EXERCISE PROMPT
Beneath this instruction is a block of data; output from it exactly the lines that run from the one containing "Write the TikZ code for this diagram." through the one containing "(0,0) rectangle (539,515);", inclusive.

Records contained in a dataset:
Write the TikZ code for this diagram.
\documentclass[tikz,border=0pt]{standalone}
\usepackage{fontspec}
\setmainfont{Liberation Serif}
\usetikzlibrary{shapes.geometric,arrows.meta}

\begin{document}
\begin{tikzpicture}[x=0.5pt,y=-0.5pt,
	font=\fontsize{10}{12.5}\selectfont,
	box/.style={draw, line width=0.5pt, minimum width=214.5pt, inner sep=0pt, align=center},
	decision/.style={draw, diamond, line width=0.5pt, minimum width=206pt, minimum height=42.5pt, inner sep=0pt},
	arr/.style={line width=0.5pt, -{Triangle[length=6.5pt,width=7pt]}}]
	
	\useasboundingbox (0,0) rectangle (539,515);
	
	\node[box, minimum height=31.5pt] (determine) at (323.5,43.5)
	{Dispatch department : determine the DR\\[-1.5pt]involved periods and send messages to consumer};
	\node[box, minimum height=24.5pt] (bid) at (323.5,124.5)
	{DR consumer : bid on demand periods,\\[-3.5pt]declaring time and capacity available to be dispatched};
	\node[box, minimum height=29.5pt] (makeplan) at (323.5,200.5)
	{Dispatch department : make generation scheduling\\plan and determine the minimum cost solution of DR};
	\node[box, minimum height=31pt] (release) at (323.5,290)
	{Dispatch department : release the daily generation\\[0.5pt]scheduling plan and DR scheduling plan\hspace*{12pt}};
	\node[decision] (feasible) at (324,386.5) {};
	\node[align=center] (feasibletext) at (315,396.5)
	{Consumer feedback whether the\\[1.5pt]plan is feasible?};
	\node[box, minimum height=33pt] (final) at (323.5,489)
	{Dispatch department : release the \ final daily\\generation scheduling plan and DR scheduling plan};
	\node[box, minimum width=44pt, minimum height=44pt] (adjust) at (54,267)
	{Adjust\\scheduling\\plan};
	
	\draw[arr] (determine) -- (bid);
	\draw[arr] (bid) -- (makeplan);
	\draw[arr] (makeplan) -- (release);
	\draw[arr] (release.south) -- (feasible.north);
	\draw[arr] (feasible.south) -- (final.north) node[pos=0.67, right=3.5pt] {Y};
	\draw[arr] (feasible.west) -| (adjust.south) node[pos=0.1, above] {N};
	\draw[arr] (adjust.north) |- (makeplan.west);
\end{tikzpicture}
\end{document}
==
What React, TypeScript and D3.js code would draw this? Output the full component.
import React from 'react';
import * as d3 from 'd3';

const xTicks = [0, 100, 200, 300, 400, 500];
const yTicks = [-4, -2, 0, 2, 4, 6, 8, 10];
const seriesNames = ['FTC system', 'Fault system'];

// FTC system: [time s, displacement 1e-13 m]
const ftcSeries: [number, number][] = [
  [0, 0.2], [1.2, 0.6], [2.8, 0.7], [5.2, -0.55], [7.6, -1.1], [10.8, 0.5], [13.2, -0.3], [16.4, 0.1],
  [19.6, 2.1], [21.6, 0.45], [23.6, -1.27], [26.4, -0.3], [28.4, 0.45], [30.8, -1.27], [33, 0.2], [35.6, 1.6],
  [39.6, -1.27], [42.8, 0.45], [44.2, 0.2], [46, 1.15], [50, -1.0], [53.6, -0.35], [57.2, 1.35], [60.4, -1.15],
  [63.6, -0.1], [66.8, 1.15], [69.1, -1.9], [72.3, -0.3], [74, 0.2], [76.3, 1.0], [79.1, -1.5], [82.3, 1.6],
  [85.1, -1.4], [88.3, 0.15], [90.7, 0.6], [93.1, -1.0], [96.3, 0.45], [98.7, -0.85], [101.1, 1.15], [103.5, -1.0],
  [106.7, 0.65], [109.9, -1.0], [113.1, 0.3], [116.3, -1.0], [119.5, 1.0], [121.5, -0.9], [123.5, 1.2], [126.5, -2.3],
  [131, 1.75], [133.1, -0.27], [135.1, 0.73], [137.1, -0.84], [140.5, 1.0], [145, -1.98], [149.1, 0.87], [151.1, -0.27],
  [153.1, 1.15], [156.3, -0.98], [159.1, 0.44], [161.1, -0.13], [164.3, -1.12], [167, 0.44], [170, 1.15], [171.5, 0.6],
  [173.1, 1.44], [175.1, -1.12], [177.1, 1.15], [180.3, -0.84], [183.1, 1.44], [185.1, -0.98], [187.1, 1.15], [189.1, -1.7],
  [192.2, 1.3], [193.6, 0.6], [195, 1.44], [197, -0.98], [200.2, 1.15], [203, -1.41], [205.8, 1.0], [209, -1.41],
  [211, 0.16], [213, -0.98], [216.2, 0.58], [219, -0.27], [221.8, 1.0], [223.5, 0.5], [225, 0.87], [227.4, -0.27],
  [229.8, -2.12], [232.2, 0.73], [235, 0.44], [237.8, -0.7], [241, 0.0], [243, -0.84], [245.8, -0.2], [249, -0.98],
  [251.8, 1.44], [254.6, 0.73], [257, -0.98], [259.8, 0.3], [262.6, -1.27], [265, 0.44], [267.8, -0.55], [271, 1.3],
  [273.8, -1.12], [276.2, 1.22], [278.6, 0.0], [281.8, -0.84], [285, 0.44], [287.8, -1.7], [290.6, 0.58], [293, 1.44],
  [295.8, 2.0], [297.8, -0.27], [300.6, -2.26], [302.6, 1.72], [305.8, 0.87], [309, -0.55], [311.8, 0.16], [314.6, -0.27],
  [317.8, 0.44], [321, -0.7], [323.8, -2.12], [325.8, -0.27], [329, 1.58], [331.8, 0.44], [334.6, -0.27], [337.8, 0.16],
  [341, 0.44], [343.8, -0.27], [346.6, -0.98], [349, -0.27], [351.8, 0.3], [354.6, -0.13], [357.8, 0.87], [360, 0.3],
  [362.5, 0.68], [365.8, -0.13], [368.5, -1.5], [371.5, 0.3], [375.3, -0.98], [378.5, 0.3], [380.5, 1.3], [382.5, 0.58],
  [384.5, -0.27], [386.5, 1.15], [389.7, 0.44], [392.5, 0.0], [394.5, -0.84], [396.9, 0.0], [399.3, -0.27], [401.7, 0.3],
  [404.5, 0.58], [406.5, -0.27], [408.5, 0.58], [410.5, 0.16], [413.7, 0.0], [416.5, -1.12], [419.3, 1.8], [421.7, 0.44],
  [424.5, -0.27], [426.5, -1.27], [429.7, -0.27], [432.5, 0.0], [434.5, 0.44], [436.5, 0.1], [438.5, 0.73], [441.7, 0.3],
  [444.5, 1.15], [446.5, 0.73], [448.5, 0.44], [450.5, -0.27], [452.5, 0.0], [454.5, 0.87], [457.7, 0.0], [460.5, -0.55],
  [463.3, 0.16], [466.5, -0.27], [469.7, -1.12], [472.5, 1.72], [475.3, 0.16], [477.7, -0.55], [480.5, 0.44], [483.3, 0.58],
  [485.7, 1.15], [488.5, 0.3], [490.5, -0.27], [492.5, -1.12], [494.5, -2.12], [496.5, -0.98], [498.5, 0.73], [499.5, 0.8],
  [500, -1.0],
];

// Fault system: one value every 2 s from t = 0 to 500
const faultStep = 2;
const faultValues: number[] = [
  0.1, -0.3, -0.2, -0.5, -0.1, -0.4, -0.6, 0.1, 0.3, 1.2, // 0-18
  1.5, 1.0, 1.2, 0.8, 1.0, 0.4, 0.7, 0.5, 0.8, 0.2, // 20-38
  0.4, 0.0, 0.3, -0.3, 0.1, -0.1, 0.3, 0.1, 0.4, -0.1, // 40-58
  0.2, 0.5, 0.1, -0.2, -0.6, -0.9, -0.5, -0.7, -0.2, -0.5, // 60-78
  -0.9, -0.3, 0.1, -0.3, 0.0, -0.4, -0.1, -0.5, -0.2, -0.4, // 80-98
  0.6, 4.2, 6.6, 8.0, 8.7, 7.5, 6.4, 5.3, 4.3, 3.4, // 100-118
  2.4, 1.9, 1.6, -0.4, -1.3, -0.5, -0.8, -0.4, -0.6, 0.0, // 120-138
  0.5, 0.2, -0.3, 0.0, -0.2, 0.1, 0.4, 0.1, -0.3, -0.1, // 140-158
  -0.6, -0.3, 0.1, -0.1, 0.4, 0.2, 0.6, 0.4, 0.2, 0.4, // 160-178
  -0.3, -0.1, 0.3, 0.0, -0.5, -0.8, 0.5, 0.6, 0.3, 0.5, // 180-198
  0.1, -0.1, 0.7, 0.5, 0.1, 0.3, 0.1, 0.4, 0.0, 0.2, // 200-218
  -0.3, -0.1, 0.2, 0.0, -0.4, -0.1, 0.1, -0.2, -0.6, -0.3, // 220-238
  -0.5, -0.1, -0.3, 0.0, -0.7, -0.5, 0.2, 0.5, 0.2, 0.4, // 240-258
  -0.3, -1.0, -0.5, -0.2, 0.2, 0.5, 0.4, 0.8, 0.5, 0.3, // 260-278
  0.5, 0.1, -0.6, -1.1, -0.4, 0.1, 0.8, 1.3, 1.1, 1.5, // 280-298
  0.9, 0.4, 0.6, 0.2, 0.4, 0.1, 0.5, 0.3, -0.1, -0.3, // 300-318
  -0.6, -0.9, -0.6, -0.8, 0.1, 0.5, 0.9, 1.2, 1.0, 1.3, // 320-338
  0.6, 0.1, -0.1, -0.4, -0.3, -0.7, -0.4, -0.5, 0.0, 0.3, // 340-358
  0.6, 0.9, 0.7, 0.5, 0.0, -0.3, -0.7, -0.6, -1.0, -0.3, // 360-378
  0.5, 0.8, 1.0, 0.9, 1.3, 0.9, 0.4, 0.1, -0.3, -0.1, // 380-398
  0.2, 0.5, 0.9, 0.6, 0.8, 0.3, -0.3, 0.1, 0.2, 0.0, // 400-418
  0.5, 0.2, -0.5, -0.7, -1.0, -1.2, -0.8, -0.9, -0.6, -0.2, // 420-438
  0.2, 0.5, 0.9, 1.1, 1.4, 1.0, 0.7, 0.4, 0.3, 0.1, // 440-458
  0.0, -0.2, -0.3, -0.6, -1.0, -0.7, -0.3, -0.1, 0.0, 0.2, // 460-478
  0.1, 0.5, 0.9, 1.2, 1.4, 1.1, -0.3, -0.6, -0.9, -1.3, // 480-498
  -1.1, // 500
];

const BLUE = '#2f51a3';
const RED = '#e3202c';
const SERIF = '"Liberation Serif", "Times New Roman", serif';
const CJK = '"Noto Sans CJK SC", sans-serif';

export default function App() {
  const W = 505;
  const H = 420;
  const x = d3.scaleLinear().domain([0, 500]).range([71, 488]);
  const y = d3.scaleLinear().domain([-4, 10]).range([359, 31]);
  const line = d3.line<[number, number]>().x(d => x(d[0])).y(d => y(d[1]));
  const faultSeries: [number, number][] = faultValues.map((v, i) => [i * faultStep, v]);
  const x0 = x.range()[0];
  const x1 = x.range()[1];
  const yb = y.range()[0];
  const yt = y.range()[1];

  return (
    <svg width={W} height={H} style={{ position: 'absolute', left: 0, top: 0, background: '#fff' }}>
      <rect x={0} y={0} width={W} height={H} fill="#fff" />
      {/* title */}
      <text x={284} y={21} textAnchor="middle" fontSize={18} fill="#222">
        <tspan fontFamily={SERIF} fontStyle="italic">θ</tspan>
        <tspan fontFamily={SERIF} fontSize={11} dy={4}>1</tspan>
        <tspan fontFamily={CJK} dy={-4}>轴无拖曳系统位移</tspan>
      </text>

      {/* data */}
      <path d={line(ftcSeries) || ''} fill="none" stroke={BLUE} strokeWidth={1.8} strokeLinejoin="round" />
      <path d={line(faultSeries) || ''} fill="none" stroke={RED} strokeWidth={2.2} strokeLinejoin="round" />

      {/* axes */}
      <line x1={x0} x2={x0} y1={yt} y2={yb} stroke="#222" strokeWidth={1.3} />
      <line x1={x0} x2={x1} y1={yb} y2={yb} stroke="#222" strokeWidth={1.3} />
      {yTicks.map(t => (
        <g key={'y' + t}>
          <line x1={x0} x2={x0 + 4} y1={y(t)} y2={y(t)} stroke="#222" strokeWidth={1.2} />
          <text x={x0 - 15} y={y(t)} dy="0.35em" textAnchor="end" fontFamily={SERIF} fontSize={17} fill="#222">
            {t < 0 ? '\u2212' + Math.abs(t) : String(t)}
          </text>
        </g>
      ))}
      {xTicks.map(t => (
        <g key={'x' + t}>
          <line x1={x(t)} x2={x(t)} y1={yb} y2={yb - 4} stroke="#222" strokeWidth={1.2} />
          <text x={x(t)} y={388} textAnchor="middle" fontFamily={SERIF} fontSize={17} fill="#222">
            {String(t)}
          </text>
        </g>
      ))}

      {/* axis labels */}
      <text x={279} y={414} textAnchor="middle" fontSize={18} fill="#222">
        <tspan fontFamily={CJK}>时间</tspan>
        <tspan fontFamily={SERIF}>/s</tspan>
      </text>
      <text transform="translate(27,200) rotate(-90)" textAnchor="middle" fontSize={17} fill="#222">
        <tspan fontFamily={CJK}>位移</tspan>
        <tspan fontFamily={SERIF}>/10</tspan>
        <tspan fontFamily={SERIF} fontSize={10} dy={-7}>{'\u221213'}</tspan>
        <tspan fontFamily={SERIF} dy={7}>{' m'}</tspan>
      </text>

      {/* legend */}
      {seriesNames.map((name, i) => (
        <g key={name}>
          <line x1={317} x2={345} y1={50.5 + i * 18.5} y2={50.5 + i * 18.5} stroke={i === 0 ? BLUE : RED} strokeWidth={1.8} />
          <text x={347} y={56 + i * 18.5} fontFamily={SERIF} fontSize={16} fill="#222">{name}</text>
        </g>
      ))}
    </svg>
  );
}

RESPONSE TO THE EXERCISE
Write the TikZ code for this diagram.
\documentclass[tikz,border=0pt]{standalone}
\usepackage{fontspec}
\setmainfont{Liberation Serif}
\usetikzlibrary{shapes.geometric,arrows.meta}

\begin{document}
\begin{tikzpicture}[x=0.5pt,y=-0.5pt,
	font=\fontsize{10}{12.5}\selectfont,
	box/.style={draw, line width=0.5pt, minimum width=214.5pt, inner sep=0pt, align=center},
	decision/.style={draw, diamond, line width=0.5pt, minimum width=206pt, minimum height=42.5pt, inner sep=0pt},
	arr/.style={line width=0.5pt, -{Triangle[length=6.5pt,width=7pt]}}]
	
	\useasboundingbox (0,0) rectangle (539,515);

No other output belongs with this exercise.